▶ _WORK TO COMPLETE_
Seek out every line containing the word "matplotlib", and copy each.

▶ _DATASET EXTRACT_
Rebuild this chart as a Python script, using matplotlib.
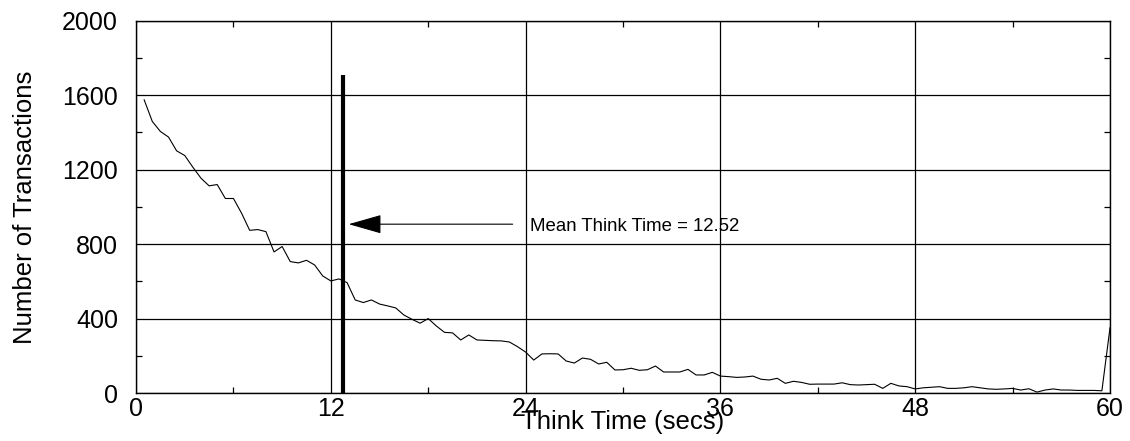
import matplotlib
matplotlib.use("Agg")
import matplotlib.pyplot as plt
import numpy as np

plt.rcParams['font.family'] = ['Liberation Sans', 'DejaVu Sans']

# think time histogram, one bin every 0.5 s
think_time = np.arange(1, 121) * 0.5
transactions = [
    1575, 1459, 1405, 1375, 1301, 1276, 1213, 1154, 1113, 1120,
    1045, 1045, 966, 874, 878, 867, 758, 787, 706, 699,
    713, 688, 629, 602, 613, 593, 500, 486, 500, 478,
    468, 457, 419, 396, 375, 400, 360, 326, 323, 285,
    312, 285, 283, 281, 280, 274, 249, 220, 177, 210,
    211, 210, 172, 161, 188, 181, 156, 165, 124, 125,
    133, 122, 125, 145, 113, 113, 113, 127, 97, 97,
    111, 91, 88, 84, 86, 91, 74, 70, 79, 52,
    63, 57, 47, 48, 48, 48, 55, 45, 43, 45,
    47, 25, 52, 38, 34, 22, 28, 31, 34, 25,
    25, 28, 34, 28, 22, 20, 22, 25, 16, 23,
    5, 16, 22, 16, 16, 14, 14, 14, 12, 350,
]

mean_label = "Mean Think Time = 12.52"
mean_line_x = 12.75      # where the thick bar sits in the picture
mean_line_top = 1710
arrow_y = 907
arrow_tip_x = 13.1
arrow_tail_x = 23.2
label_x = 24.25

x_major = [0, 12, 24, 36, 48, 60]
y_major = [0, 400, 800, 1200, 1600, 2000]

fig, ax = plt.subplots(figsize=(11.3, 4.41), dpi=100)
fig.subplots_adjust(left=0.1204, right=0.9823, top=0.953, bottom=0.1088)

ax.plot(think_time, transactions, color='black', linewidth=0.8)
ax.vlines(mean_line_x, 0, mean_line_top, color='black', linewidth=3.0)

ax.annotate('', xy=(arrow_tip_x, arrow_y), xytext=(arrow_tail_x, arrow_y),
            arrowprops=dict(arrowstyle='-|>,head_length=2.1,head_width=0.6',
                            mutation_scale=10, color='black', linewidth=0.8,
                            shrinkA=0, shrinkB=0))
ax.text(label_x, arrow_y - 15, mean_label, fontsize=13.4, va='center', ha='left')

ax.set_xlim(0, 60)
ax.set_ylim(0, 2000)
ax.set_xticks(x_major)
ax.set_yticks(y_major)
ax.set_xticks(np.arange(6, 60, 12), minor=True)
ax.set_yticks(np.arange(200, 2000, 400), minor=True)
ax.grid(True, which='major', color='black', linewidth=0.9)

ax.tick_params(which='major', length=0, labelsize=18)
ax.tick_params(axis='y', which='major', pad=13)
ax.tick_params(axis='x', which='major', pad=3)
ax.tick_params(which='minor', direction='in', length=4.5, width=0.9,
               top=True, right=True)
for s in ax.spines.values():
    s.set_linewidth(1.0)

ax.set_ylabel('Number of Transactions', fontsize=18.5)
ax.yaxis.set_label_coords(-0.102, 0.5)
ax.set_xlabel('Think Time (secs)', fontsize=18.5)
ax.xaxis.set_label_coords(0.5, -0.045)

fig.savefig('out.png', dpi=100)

▶ _RESPONSE_
Rebuild this chart as a Python script, using matplotlib.
import matplotlib
matplotlib.use("Agg")
import matplotlib.pyplot as plt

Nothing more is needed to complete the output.